The monstrous and carnivorous plant is no longer a puppet

The monstrous and carnivorous plant is no longer a puppet

Robert Tanitch reviews Little Shop of Horrors in Regent’s Park Open Air Theatre, London NW1.

Roger Corman’s extremely low-budget spoof of a Hollywood horror movie in 1960 was said to have been shot in two days and had an immediate cult following. A very young Jack Nicholson was very funny as a sadomasochist at the dentist.

Author Howard Ashman got hooked on the film when he was 14-years-old and still at school. Much later he shared his addiction with composer Alan Menkin and together they wrote a comedy rock musical. Ashman’s book and lyrics were based on Charles Griffitth’s screenplay.

Jemima Rooper and Marc Antolin in Little Shop of Horrors - Credit Johan Persson

Jemima Rooper and Marc Antolin in Little Shop of Horrors

Little Shop of Horrors opened off-Broadway in 1982. It was a big box-office success in New York and London, which led to a film version in 1986.

I saw the London stage production and was very impressed by the monster plant, so brilliantly designed, manipulated and acted. The plant was far by the most interesting character: and that moment when it first spoke was genuinely frightening.

“FEED ME!” it rasped, opening its monstrous hippopotamus jaws. “CUT THE CRAP AND GIVE ME THE MEAT!” it snapped.

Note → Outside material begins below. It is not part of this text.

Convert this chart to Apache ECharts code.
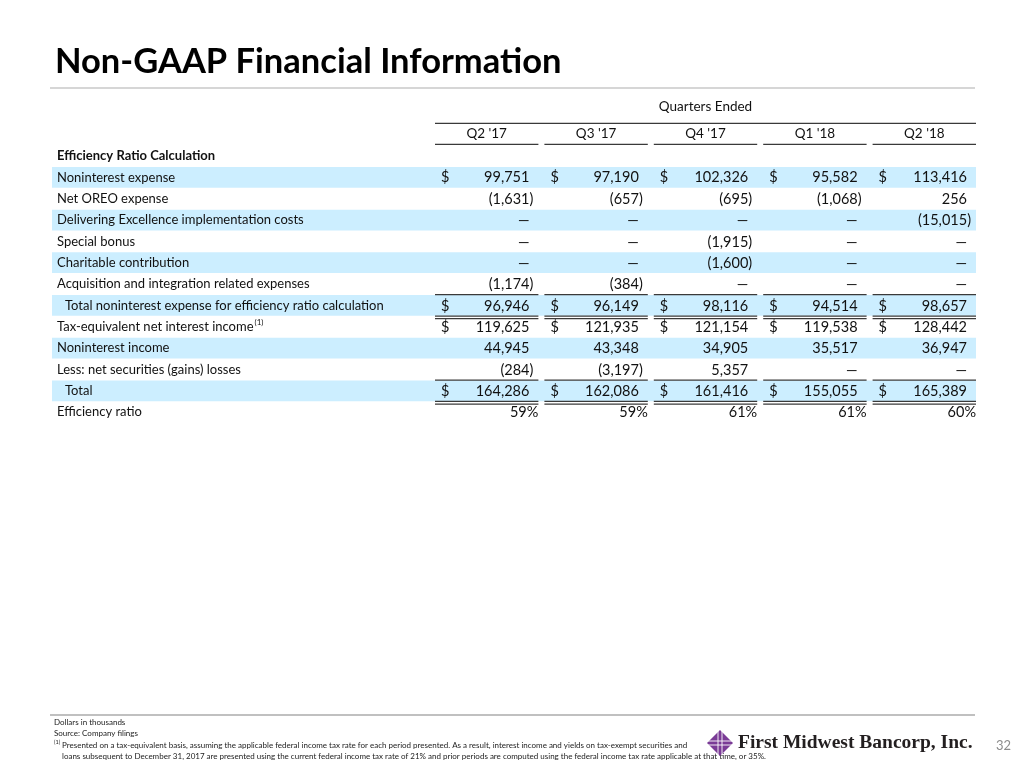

The foul-mouthed, blood-sucking, insatiably hungry plant, with its shark-like jaws and teeth, was a triumph for the puppeteers and the actor (off-stage) who voiced him. By the end of the show, it had grown so big, it filled the whole stage. And then, in a stunning coup de theatre, with branches and leaves falling from the auditorium’s ceiling, it filled the whole theatre.

The major surprise in the Park, and for me the biggest disappointment, is that the plant is no longer a puppet but played by an American drag artist, Vicky Vox, who is horrific in quite a different way. The plant is diminished.

Marc Antolin is the Skid Row florist, a bespectacled nonentity, who discovers and feeds the plant, first with his own blood, then with the flesh of his dentist, his boss, his girlfriend and finally himself.

A major plus is that when Antolin sings you can at least hear the lyrics; and this is more than you can say for the most of the cast.

Robert Tanitch Mature Times theatre reviewerMaria Aberg’s production, messy and over-busy, would be better without model skyscrapers in prams being wheeled around the stage. The high spot is the final number and the vigorous curtain call which takes the show to quite a different level.